Devamında tekrar yurtdışı macerası başladı ve önce Shoreditch House’un, sonra da Yotam Ottolenghi’nin Spitalfields restoranına baş aşçı olarak geçti. Yaşayan en önemli Ortadoğu mutfağı şefi Ottolenghi’nin restoran şefliğini yapmak çok çok büyük bir prestij.
Önceki tecrübelerine Ottolenghi imzasını da ekleyen Esra, iki arkadaşıyla hayalini kurduğu Londra’da açılacak kaliteli ve lezzete dayalı Türk bistrosu hedefine Zahter’le ulaştı.

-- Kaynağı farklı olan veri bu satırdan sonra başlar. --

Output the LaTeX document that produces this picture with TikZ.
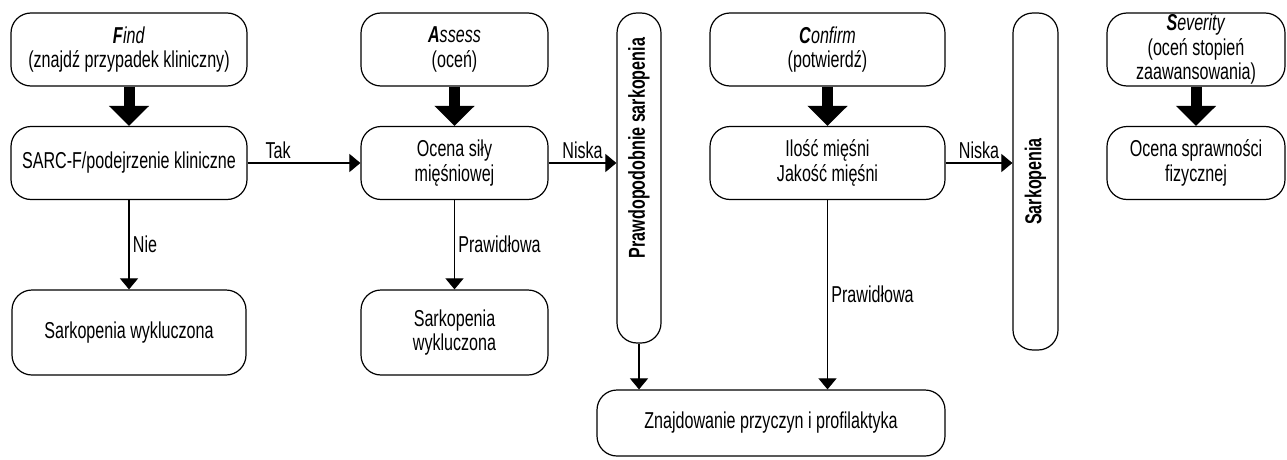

Zahter, açıldığı 2021 yılından beri hem Londra’nın yemekseverlerinin hem de yemek yazarlarının odak noktası haline geldi. İngiltere’nin en önemli yemek yazarı Jay Rayner, Zahter ziyaretinden sonra yazısında hayatında yediği en iyi baklavanın burada yapıldığını belirtti. Bizde genelde ahbap-çavuş ilişkisiyle yürüyen işlerin aksine Jay Rayner sivri dili ve iğneleyici kalemiyle bilinir. Türk yemek sevdalıları onun Londra’daki Nusr-Et hakkında, yemeğe gitmeden yazdığı yazıyı mutlaka okumalı. Bu kadar ciddiye alınan ve önemli bir yemek yazarının, Esra Muslu’nun Zahter’inden övgüyle bahsetmesi hem Esra’nın hem de onun çağdaşı Türk şeflerin gurur duyması gereken bir şey. Ama biz Türk medyası ve yatırımcıları olarak Nusr-Et’e verdiğimiz desteğin ne kadarını Esra’ya ve Zahter’e verdik, sorulması gereken bir soru...

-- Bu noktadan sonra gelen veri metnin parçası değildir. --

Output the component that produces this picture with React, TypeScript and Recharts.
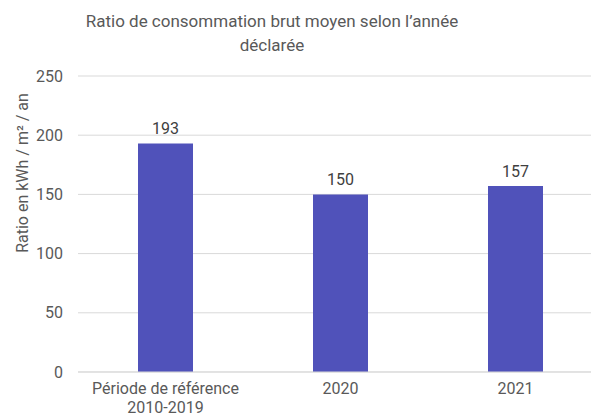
import { BarChart, Bar, XAxis, YAxis, CartesianGrid, LabelList } from "recharts";

const categories = ["Période de référence\n2010-2019", "2020", "2021"];
const ratios = [193, 150, 157];
const yTicks = [0, 50, 100, 150, 200, 250];

const data = categories.map((name, i) => ({ name, ratio: ratios[i] }));

const FONT = "Roboto, 'Noto Sans', sans-serif";
const GRAY = "#595959";

function CategoryTick(props: any) {
  const { x, y, payload } = props;
  const lines = String(payload.value).split("\n");
  return (
    <text x={x} y={y} textAnchor="middle" fill={GRAY} fontSize={16} fontFamily={FONT}>
      {lines.map((line, i) => (
        <tspan key={i} x={x} dy={i === 0 ? 14 : 19}>
          {line}
        </tspan>
      ))}
    </text>
  );
}

export default function App() {
  return (
    <div
      style={{
        position: "absolute",
        left: 0,
        top: 0,
        width: 591,
        height: 414,
        overflow: "hidden",
        background: "#fff",
        fontFamily: FONT,
      }}
    >
      <div
        style={{
          position: "absolute",
          left: 0,
          top: 9,
          width: 544,
          textAlign: "center",
          color: GRAY,
          fontSize: 17,
          lineHeight: "24px",
        }}
      >
        Ratio de consommation brut moyen selon l’année
        <br />
        déclarée
      </div>
      <BarChart
        width={610}
        height={414}
        data={data}
        margin={{ top: 76, right: 7, bottom: 0, left: 0 }}
        barCategoryGap={0}
      >
        <CartesianGrid vertical={false} stroke="#d9d9d9" />
        <XAxis
          dataKey="name"
          height={42}
          axisLine={{ stroke: "#d9d9d9" }}
          tickLine={false}
          interval={0}
          tick={<CategoryTick />}
        />
        <YAxis
          width={78}
          domain={[0, 250]}
          ticks={yTicks}
          axisLine={false}
          tickLine={false}
          tickSize={0}
          tickMargin={15}
          tick={{ fill: GRAY, fontSize: 16, fontFamily: FONT }}
          label={{
            content: () => (
              <text
                x={28}
                y={173}
                transform="rotate(-90 28 173)"
                textAnchor="middle"
                fill={GRAY}
                fontSize={16}
                fontFamily={FONT}
              >
                Ratio en kWh / m² / an
              </text>
            ),
          }}
        />
        <Bar dataKey="ratio" fill="#5052BA" barSize={55} isAnimationActive={false}>
          <LabelList
            dataKey="ratio"
            position="top"
            offset={9}
            fill="#404040"
            fontSize={16}
            fontFamily={FONT}
          />
        </Bar>
      </BarChart>
    </div>
  );
}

Yurtdışında takdir kazanmak zor
Esra’yla birkaç kez mesaj yoluyla birbirimize takdirimizi belirtmek dışında bir samimiyetimiz olmadı ama ikimizin de yolculuğu benzer ülkelerde, benzer zorluklar ve sorunlarla uğraşarak geçti. Eğer mesleğine gerçekten bağlıysan ve işinde iyiysen zorluklar seni biraz yıpratsa da daha fazla güçlenip kuvvetlendirir. Hayatta, yabancı bir ülkede kendi mutfağını temsil ederek takdir kazanmak çok az şefe nasip oluyor. Esra da bu şeflerin en önde gelenlerinden biriydi. Tabii ki tüm sevenleri tarafından çok özlenecek. Ama ben yeri dolmaz, bir daha öylesi gelmez gibi klişe lafları kullanmayı da, duymayı da sevmiyorum. Yapılması gereken, Esra Muslu gibi genç yaşında Türk mutfağını yurtdışında tanıtmayı kendine misyon edinmiş şeflere ve özellikle kadın şeflere hak ettikleri değeri göstermek. Kanada’da ciddi başarılara imza atan Fisun Ercan, Sidney Avustralya’da Özge Kalvo, Londra’dan İlknur Çelik ve Nihan Aksu, Amsterdam’dan Selin Kiazım, dünyanın en önemli restoranlarından olan Alchemist Kopenhag’da çalışan Ece Alaybeyoğlu şu an aklıma ilk gelen lejyoner kadın şeflerimiz... Tabii ki
Esra’yı ve yaptıklarını unutmayalım. Ama ona hak ettiği saygıyı göstermenin belki de en gerçekçi yolu, aynı yolları yürüyen genç kadın şeflerimize daha fazla destek olmak.